One of the documents I got shown yesterday was a short 'rules of conduct' guide for the staff at the school during the 1950s and 1960s. The pupils would never had an opportunity to see this kind of strict staff ruling. I was very amused by the advice given regarding table manners to be followed during the school dinner period and have tried to reproduce it here. My intention was to write something amusing myself based on the guide but I think it stands on its own slightly arcane merit. I've not be able to reproduce the original emphatic underlining in this blog editing system.

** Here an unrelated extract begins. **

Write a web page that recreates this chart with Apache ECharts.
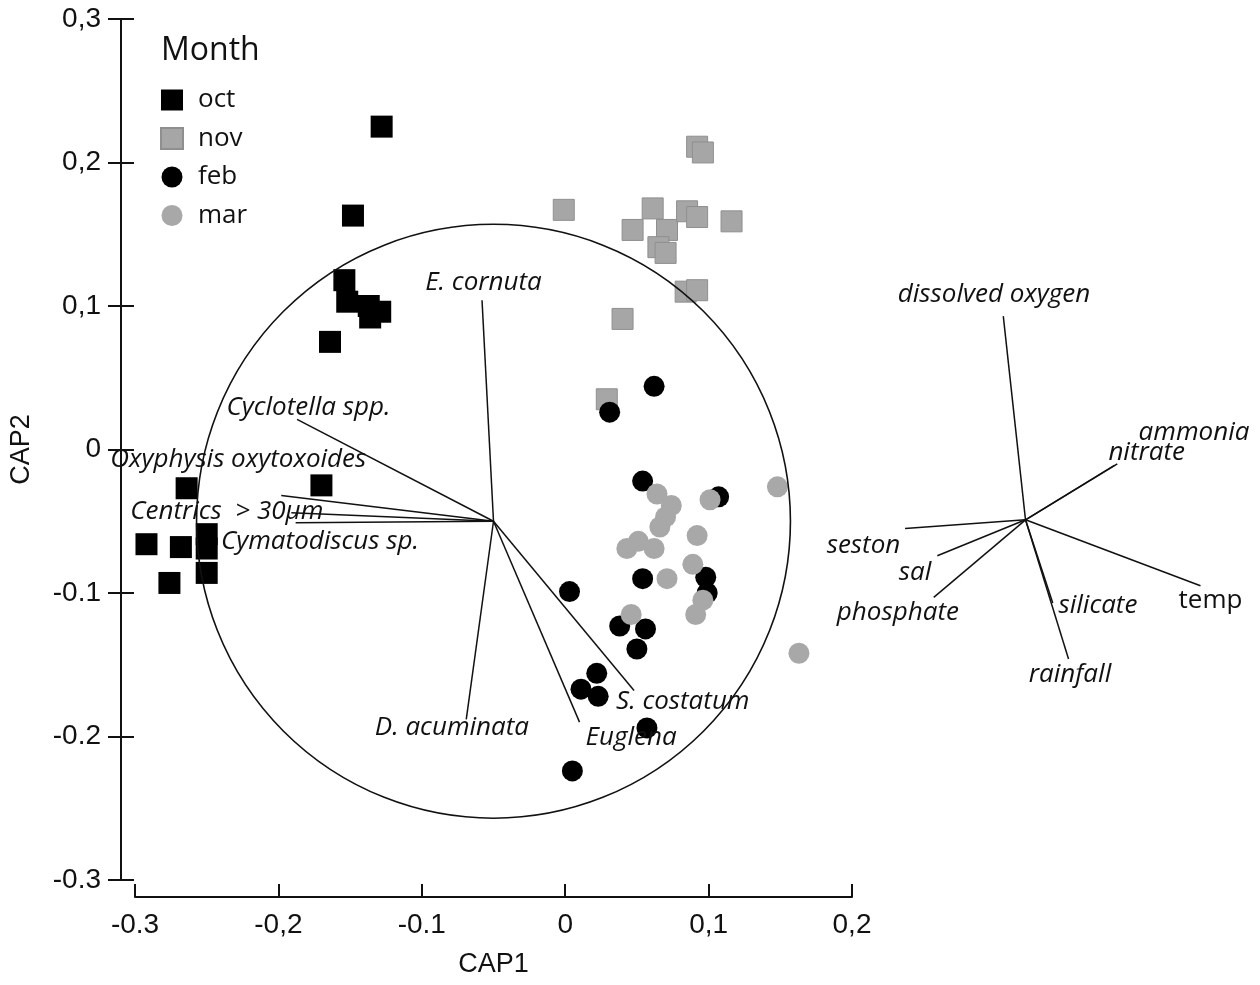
<!DOCTYPE html>
<html lang="en">
<head>
    <meta charset="UTF-8">
    <title>CAP ordination</title>
    <style>
        * { margin: 0; padding: 0; }
        body { background: #fff; }
        #chart { width: 1260px; height: 985px; }
    </style>
</head>
<body>
    <div id="chart"></div>
    <script src="https://cdn.jsdelivr.net/npm/echarts@6/dist/echarts.min.js"></script>
    <script>
        // sample scores (CAP1, CAP2) per month
        const octPts = [
            [-0.128, 0.225], [-0.148, 0.163], [-0.154, 0.118], [-0.152, 0.103],
            [-0.137, 0.100], [-0.129, 0.096], [-0.136, 0.092], [-0.164, 0.075],
            [-0.264, -0.027], [-0.170, -0.025], [-0.292, -0.066], [-0.268, -0.068],
            [-0.250, -0.059], [-0.250, -0.069], [-0.250, -0.086], [-0.276, -0.093]
        ];
        const novPts = [
            [-0.001, 0.167], [0.047, 0.153], [0.061, 0.168], [0.071, 0.153],
            [0.065, 0.141], [0.070, 0.137], [0.085, 0.166], [0.092, 0.162],
            [0.092, 0.211], [0.096, 0.207], [0.116, 0.159], [0.084, 0.110],
            [0.092, 0.111], [0.040, 0.091], [0.029, 0.035]
        ];
        const febPts = [
            [0.062, 0.044], [0.031, 0.026], [0.054, -0.022], [0.107, -0.033],
            [0.054, -0.090], [0.098, -0.089], [0.099, -0.100], [0.003, -0.099],
            [0.038, -0.123], [0.056, -0.125], [0.050, -0.139], [0.022, -0.156],
            [0.011, -0.167], [0.023, -0.172], [0.057, -0.194], [0.005, -0.224]
        ];
        const marPts = [
            [0.064, -0.031], [0.074, -0.039], [0.070, -0.047], [0.066, -0.054],
            [0.043, -0.069], [0.051, -0.064], [0.062, -0.069], [0.101, -0.035],
            [0.148, -0.026], [0.092, -0.060], [0.089, -0.080], [0.071, -0.090],
            [0.096, -0.105], [0.091, -0.115], [0.046, -0.115], [0.163, -0.142]
        ];

        // species vectors
        const speciesOrigin = [-0.05, -0.05];
        const speciesNames = ['E. cornuta', 'Cyclotella spp.', 'Oxyphysis oxytoxoides', 'Centrics  > 30\u00b5m',
            'Cymatodiscus sp.', 'D. acuminata', 'Euglena', 'S. costatum'];
        const speciesEnds = [
            [-0.058, 0.104], [-0.187, 0.021], [-0.198, -0.032], [-0.191, -0.044],
            [-0.188, -0.051], [-0.069, -0.188], [0.010, -0.190], [0.048, -0.168]
        ];
        const speciesLabelAt = [
            [-0.057, 0.116], [-0.179, 0.029], [-0.228, -0.007], [-0.236, -0.043],
            [-0.171, -0.064], [-0.079, -0.194], [0.046, -0.201], [0.082, -0.176]
        ];

        // environmental vectors
        const envOrigin = [0.321, -0.049];
        const envNames = ['dissolved oxygen', 'ammonia', 'nitrate', 'seston', 'sal',
            'phosphate', 'silicate', 'rainfall', 'temp'];
        const envEnds = [
            [0.3055, 0.093], [0.385, -0.010], [0.383, -0.011], [0.237, -0.055], [0.2595, -0.074],
            [0.257, -0.103], [0.340, -0.107], [0.351, -0.146], [0.443, -0.095]
        ];
        const envLabelAt = [
            [0.299, 0.108], [0.4385, 0.012], [0.4055, -0.002], [0.208, -0.067], [0.244, -0.086],
            [0.232, -0.114], [0.3715, -0.109], [0.352, -0.157], [0.450, -0.105]
        ];
        const envItalic = [true, true, true, true, true, true, true, true, false];

        const circle = [[-0.05, -0.05, 0.207]];

        const xTickLabels = { '-3': '-0.3', '-2': '-0,2', '-1': '-0.1', '0': '0', '1': '0,1', '2': '0,2' };
        const yTickLabels = { '-3': '-0.3', '-2': '-0.2', '-1': '-0.1', '0': '0', '1': '0,1', '2': '0,2', '3': '0,3' };

        const labelFont = '"Open Sans", "Noto Sans", sans-serif';
        const axisFont = '"Liberation Sans", Arial, sans-serif';

        let myChart = echarts.init(document.getElementById('chart'));

        function vectorSeries(origin, ends, names, labelAt, italic, z) {
            return {
                type: 'custom',
                z: z,
                clip: false,
                silent: true,
                data: ends.map(function (e, i) {
                    return [origin[0], origin[1], e[0], e[1], labelAt[i][0], labelAt[i][1]];
                }),
                renderItem: function (params, api) {
                    const a = api.coord([api.value(0), api.value(1)]);
                    const b = api.coord([api.value(2), api.value(3)]);
                    const t = api.coord([api.value(4), api.value(5)]);
                    const i = params.dataIndex;
                    return {
                        type: 'group',
                        children: [{
                            type: 'line',
                            shape: { x1: a[0], y1: a[1], x2: b[0], y2: b[1] },
                            style: { stroke: '#111', lineWidth: 1.5 }
                        }, {
                            type: 'text',
                            x: t[0],
                            y: t[1],
                            style: {
                                text: names[i],
                                fill: '#111',
                                fontSize: 26,
                                fontFamily: labelFont,
                                fontStyle: italic[i] ? 'italic' : 'normal',
                                align: 'center',
                                verticalAlign: 'middle'
                            }
                        }]
                    };
                }
            };
        }

        const tickStyle = { color: '#111', width: 2 };

        let option = {
            backgroundColor: '#fff',
            animation: false,
            title: {
                text: 'Month',
                left: 161,
                top: 35,
                padding: 0,
                textStyle: { fontFamily: labelFont, fontSize: 32, fontWeight: 'normal', color: '#111' }
            },
            legend: {
                orient: 'vertical',
                left: 160,
                top: 87,
                padding: 0,
                itemWidth: 22,
                itemHeight: 21,
                itemGap: 12.5,
                data: ['oct', 'nov', 'feb', 'mar'],
                textStyle: { fontFamily: labelFont, fontSize: 26, color: '#111', padding: [0, 0, 0, 10] }
            },
            grid: { left: 135, top: 19, width: 717, height: 861 },
            xAxis: {
                type: 'value',
                min: -0.3,
                max: 0.2,
                interval: 0.1,
                offset: 17,
                name: 'CAP1',
                nameLocation: 'middle',
                nameGap: 54,
                nameTextStyle: { fontFamily: axisFont, fontSize: 27, color: '#111' },
                splitLine: { show: false },
                axisLine: { onZero: false, lineStyle: tickStyle },
                axisTick: { inside: true, length: 13, lineStyle: tickStyle },
                axisLabel: {
                    margin: 14,
                    fontFamily: axisFont,
                    fontSize: 28,
                    color: '#111',
                    formatter: function (v) { return xTickLabels[Math.round(v * 10)]; }
                }
            },
            yAxis: [{
                type: 'value',
                position: 'left',
                min: -0.3,
                max: 0.3,
                interval: 0.1,
                offset: 14,
                name: 'CAP2',
                nameLocation: 'middle',
                nameGap: 86,
                nameTextStyle: { fontFamily: axisFont, fontSize: 27, color: '#111' },
                splitLine: { show: false },
                axisLine: { onZero: false, lineStyle: tickStyle },
                axisTick: { length: 13, lineStyle: tickStyle },
                axisLabel: {
                    margin: 20,
                    fontFamily: axisFont,
                    fontSize: 28,
                    color: '#111',
                    formatter: function (v) { return yTickLabels[Math.round(v * 10)]; }
                }
            }, {
                // second copy only to draw the inner half of the crossing ticks
                type: 'value',
                position: 'left',
                min: -0.3,
                max: 0.3,
                interval: 0.1,
                offset: 14,
                splitLine: { show: false },
                axisLine: { show: false, onZero: false },
                axisLabel: { show: false },
                axisTick: { inside: true, length: 13, lineStyle: tickStyle }
            }],
            series: [{
                name: 'oct',
                type: 'scatter',
                symbol: 'rect',
                symbolSize: 22,
                itemStyle: { color: '#000', opacity: 1 },
                data: octPts
            }, {
                name: 'nov',
                type: 'scatter',
                symbol: 'rect',
                symbolSize: 21,
                itemStyle: { color: '#a6a6a6', borderColor: '#8f8f8f', borderWidth: 1, opacity: 1 },
                data: novPts
            }, {
                name: 'feb',
                type: 'scatter',
                symbol: 'circle',
                symbolSize: 21,
                itemStyle: { color: '#000', opacity: 1 },
                data: febPts
            }, {
                name: 'mar',
                type: 'scatter',
                symbol: 'circle',
                symbolSize: 21,
                itemStyle: { color: '#a8a8a8', opacity: 1 },
                data: marPts
            }, {
                type: 'custom',
                z: 5,
                silent: true,
                clip: false,
                data: circle,
                renderItem: function (params, api) {
                    const c = api.coord([api.value(0), api.value(1)]);
                    const r = api.size([api.value(2), api.value(2)]);
                    return {
                        type: 'circle',
                        shape: { cx: c[0], cy: c[1], r: (r[0] + r[1]) / 2 },
                        style: { fill: 'none', stroke: '#111', lineWidth: 1.6 }
                    };
                }
            },
            vectorSeries(speciesOrigin, speciesEnds, speciesNames, speciesLabelAt,
                speciesNames.map(function () { return true; }), 6),
            vectorSeries(envOrigin, envEnds, envNames, envLabelAt, envItalic, 6)
            ]
        };
        myChart.setOption(option, true);
    </script>
</body>
</html>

Table manners at school dinner

The following points are being taught in the Social Training Scheme throughout the school.
It would be appreciated if all members of Staff would do their best to see that they are put into practice every day.

1.Sitting at table
(a) Sit up to table. Feet under.
(b) No elbows on table.
(c) Keep head up when eating.

2. Serving
(a)No fingers on part of plate where food should be.
(b)No messy spots either on table or plates.
Use a spoon or fork to prevent spots dropping from gravy/custard jug.
(c)Arrange food neatly on plate.
(d) Serve food the proper way up without breaking e.g. pastry, pudding.
(e)Use fork to help food from serving spoon.

3. Use of cutlery
(a)Handle of knife and fork inside palm.
(b)Spoon held as pen.
(c)When fork is in left hand, keep prongs facing the plate.
(d)When fork is in right hand it may be turned over and used like a spoon.
(e)Keep fingers off the knife blade.
(f)Put food on fork at plate level, not while fork is up in the air.
(g)When not in use, keep the cutlery near plate, not up in the air.
(h)When finished put cutlery neatly together. (Blade of knife inwards.)

(a) All scraps to be put on one plate.
(b)Put cutlery with handles together.

Each pupil to be served with what he intends to eat.
A “saucy” first plate may mean no pudding.

Request to Staff.
It is most helpful if members of Staff are present for the Grace.